GOP aims to make an example of Alabama governor who advocates fair tax system like Jesus would support.
There's no other state where a family of three or four pays tax on income of as little as $4,600 a year. Last year the lowest-earning one-fifth of Alabama taxpayers paid 10.3 percent of their incomes in state and local levies. But the richest 1 percent paid just 3.7 percent.
Enter Alabama's Republican Gov. Bob Riley, a staunchly conservative former congressman of the Newt Gingrich school who hosts Bible classes at the state Capitol in Montgomery. Confronted with a $675 million budget deficit, Riley revolted. Cutting that deeply, he feared, would trigger a "catastrophic failure of government" in a state already in the national cellar of per-capita spending for education and other basic services.
"I've spent a lot of time reading the New Testament," said Riley, "and it has three philosophies: Love God, love each other, and take care of the least among you.

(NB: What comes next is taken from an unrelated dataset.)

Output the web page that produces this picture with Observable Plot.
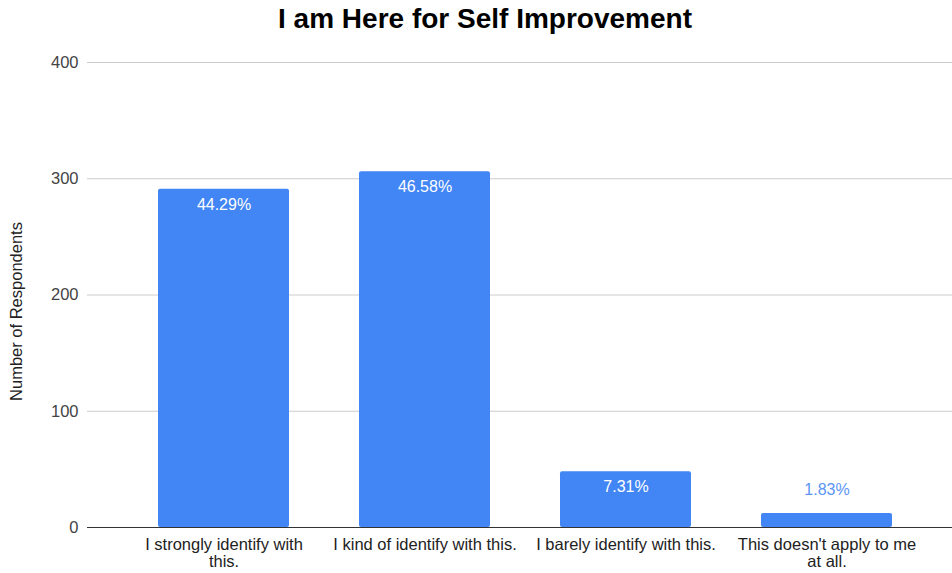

It is immoral to charge somebody making $5,000 a year an income tax."
Under Riley's proposal, just the top third of income earners, plus corporations and large farm and timber operations, would pay more taxes. The state's lowest-in-the-nation property taxes would rise moderately. Alabama would rise from 50th to 44th in total state and local per-capita taxes.
Alabama's mainstream religious denominations are backing Riley. Eight former presidents of the Alabama Baptist State Convention recently declared his plan will end unfair taxation, "bringing relief and justice to the poor who are our neighbors." Many mainstream business groups, including insurance, utility, banking and consumer-product firms, back the measure as a way to boost education and sharpen work-force skills.
Grover Norquist, president of Americans for Tax Reform, wants "to make Riley the poster child for Republicans who go bad. I want every conservative Republican elected official in the United States to watch Bob Riley lose and learn from it."